If you really don't want them then find a way to change the rules of the game so HFT doesn't work. I suggested one way but it might not actually fit investor needs. Your idea to tax the transactions would probably work. If the transactions cost enough then HFT guys can't make a profit off small changes. Of course, that adds an extra cost for everybody. Would it be enough to tax away the whole profit if that profit is small enough per share and otherwise leave it alone?

Whatever changes you want to make, try to look at the whole picture and try to get it clear that it will be an improvement for itself. If the main purpose is to get rid of HFT, there's always the chance it won't work, and there's the chance it will open up new scams etc. So you don't want to do it just to get rid of HFT, because if you make a mistake the costs could be huge and the evidence that HFT is particularly harmful is weak. Get rid of HFT as a side effect of something that you firmly believe is useful for its own sake.

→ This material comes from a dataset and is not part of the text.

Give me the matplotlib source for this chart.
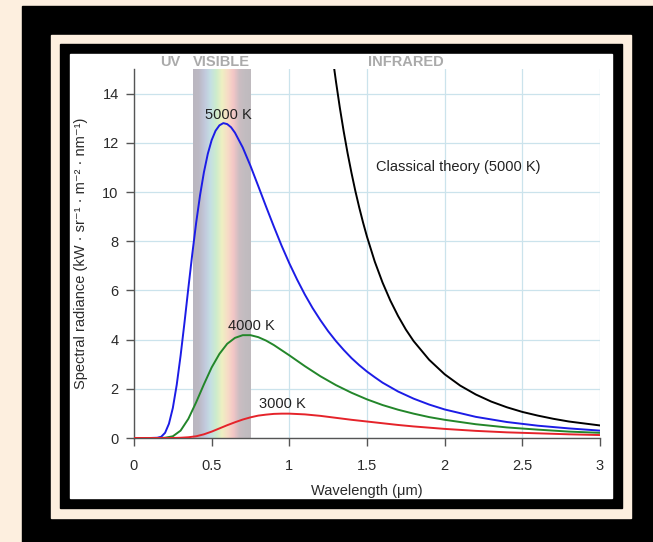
import matplotlib.pyplot as plt
import numpy as np
from matplotlib.patches import Rectangle
from matplotlib.colors import LinearSegmentedColormap

plt.rcParams['font.family'] = ['Liberation Sans', 'DejaVu Sans']

# values (wavelength in um, radiance in kW/sr/m2/nm)
wavelength_5000 = [0, 0.1, 0.15, 0.175, 0.2, 0.225, 0.25, 0.275, 0.3, 0.325, 0.35, 0.375,
                   0.4, 0.425, 0.45, 0.475, 0.5, 0.525, 0.55, 0.575, 0.6, 0.625, 0.65,
                   0.7, 0.75, 0.8, 0.85, 0.9, 0.95, 1.0, 1.05, 1.1, 1.15, 1.2, 1.25, 1.3,
                   1.35, 1.4, 1.45, 1.5, 1.55, 1.6, 1.7, 1.8, 1.9, 2.0, 2.2, 2.4, 2.6,
                   2.8, 3.0]
radiance_5000 = [0, 0, 0.01, 0.05, 0.21, 0.58, 1.22, 2.16, 3.35, 4.69, 6.10, 7.47,
                 8.74, 9.86, 10.80, 11.55, 12.11, 12.49, 12.71, 12.80, 12.76, 12.63, 12.41,
                 11.81, 11.06, 10.24, 9.41, 8.60, 7.82, 7.10, 6.44, 5.83, 5.28, 4.79, 4.34, 3.94,
                 3.58, 3.25, 2.96, 2.70, 2.47, 2.25, 1.89, 1.60, 1.36, 1.16, 0.86, 0.65, 0.50,
                 0.39, 0.30]

wavelength = [0, 0.15, 0.2, 0.25, 0.3, 0.35, 0.4, 0.45, 0.5, 0.55, 0.6, 0.65, 0.7, 0.75,
              0.8, 0.85, 0.9, 0.95, 1.0, 1.1, 1.2, 1.3, 1.4, 1.5, 1.6, 1.7, 1.8, 1.9,
              2.0, 2.2, 2.4, 2.6, 2.8, 3.0]
radiance_4000 = [0, 0, 0.01, 0.07, 0.30, 0.78, 1.45, 2.18, 2.87, 3.42, 3.83, 4.07, 4.18, 4.18,
                 4.10, 3.96, 3.78, 3.57, 3.36, 2.92, 2.51, 2.15, 1.84, 1.57, 1.34, 1.15, 0.99, 0.85,
                 0.74, 0.56, 0.43, 0.34, 0.26, 0.21]
radiance_3000 = [0, 0, 0, 0, 0.01, 0.03, 0.07, 0.15, 0.26, 0.39, 0.52, 0.64, 0.75, 0.84,
                 0.91, 0.95, 0.98, 0.99, 0.99, 0.96, 0.90, 0.82, 0.74, 0.67, 0.60, 0.53, 0.47, 0.42,
                 0.37, 0.29, 0.23, 0.19, 0.15, 0.12]

wavelength_classical = [1.28, 1.3, 1.325, 1.35, 1.375, 1.4, 1.425, 1.45, 1.475, 1.5, 1.55, 1.6,
                        1.65, 1.7, 1.75, 1.8, 1.9, 2.0, 2.1, 2.2, 2.3, 2.4, 2.5, 2.6, 2.7,
                        2.8, 2.9, 3.0]
radiance_classical = [15.42, 14.50, 13.43, 12.46, 11.58, 10.78, 10.04, 9.37, 8.75, 8.18, 7.17, 6.32,
                      5.59, 4.96, 4.41, 3.94, 3.18, 2.59, 2.13, 1.77, 1.48, 1.25, 1.06, 0.91, 0.78,
                      0.67, 0.59, 0.51]

visible_range = (0.38, 0.75)
band_colors = ['#bab6bf', '#bcb9c4', '#c2c8dc', '#c4dfe4', '#cdeccc', '#eef0c2',
               '#f7dcc6', '#f3c6c6', '#cbbdc2', '#c2bcc0', '#bfbabe']

W, H = 653, 542
fig = plt.figure(figsize=(W / 100, H / 100), dpi=100, facecolor='#fdefdf')


def frame(x0, y0, x1, y1, color):
    # rectangle given in pixel coords measured from the top-left corner
    fig.patches.append(Rectangle((x0 / W, 1 - y1 / H), (x1 - x0) / W, (y1 - y0) / H,
                                 transform=fig.transFigure, color=color, zorder=-10))


frame(22, 6, 653, 542, 'black')
frame(51, 35, 631, 518, '#fdefdf')
frame(60, 44, 622, 508, 'black')
frame(70, 54, 612, 498, 'white')

ax = fig.add_axes([134 / W, 1 - 438 / H, 466 / W, 369 / H])
ax.set_facecolor('none')

cmap = LinearSegmentedColormap.from_list('visible', band_colors)
ax.imshow(np.linspace(0, 1, 200).reshape(1, -1), cmap=cmap, aspect='auto',
          extent=(visible_range[0], visible_range[1], 0, 15), zorder=1)

ax.plot(wavelength_5000, radiance_5000, color='#1c1ce6', lw=1.4, zorder=3)
ax.plot(wavelength, radiance_4000, color='#23862a', lw=1.4, zorder=3)
ax.plot(wavelength, radiance_3000, color='#e5232a', lw=1.4, zorder=3)
ax.plot(wavelength_classical, radiance_classical, color='black', lw=1.4, zorder=3)

ax.set_xlim(0, 3)
ax.set_ylim(0, 15)
ax.set_xticks([0, 0.5, 1, 1.5, 2, 2.5, 3])
ax.set_xticklabels(['0', '0.5', '1', '1.5', '2', '2.5', '3'])
ax.set_yticks([0, 2, 4, 6, 8, 10, 12, 14])
ax.grid(True, color='#cbe3ec', lw=0.9, zorder=0)
ax.set_axisbelow(True)

for s in ['top', 'right']:
    ax.spines[s].set_visible(False)
for s in ['left', 'bottom']:
    ax.spines[s].set_color('#555555')
    ax.spines[s].set_linewidth(1.0)
ax.tick_params(direction='out', length=6, width=1.0, color='#555555',
               labelcolor='#2a2a2a', labelsize=10.5)
ax.tick_params(axis='x', pad=9)
ax.tick_params(axis='y', pad=5)

ax.set_xlabel('Wavelength (μm)', fontsize=10.5, color='#2a2a2a', labelpad=8)
ax.set_ylabel('Spectral radiance (kW · sr⁻¹ · m⁻² · nm⁻¹)', fontsize=10.5,
              color='#2a2a2a', labelpad=10)

ax.text(0.605, 13.13, '5000 K', fontsize=10.5, ha='center', va='center', color='#222222')
ax.text(0.753, 4.55, '4000 K', fontsize=10.5, ha='center', va='center', color='#222222')
ax.text(0.953, 1.38, '3000 K', fontsize=10.5, ha='center', va='center', color='#222222')
ax.text(1.558, 11.03, 'Classical theory (5000 K)', fontsize=10.5, ha='left', va='center',
        color='#222222')

trans = ax.get_xaxis_transform()
ax.text(0.235, 1.019, 'UV', transform=trans, fontsize=10.5, fontweight='bold',
        color='#aaaaaa', ha='center', va='center')
ax.text(0.565, 1.019, 'VISIBLE', transform=trans, fontsize=10.5, fontweight='bold',
        color='#aaaaaa', ha='center', va='center')
ax.text(1.75, 1.019, 'INFRARED', transform=trans, fontsize=10.5, fontweight='bold',
        color='#aaaaaa', ha='center', va='center')

fig.savefig('out.png', dpi=100, facecolor=fig.get_facecolor())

And it really wouldn't hurt if you pu in a few teraflops of simulations looking for ways to scam your new system. Because whether you do that or not, somebody else will.

Here's a good story on HFT and claims that the placing of orders that are immediately cancelled/never meant to be filled are designed to gather information that other market participants don't have:

"they intentionally probed the market with tiny orders that were immediately canceled in a scheme to gain an illegal view into the other side's willingness to pay."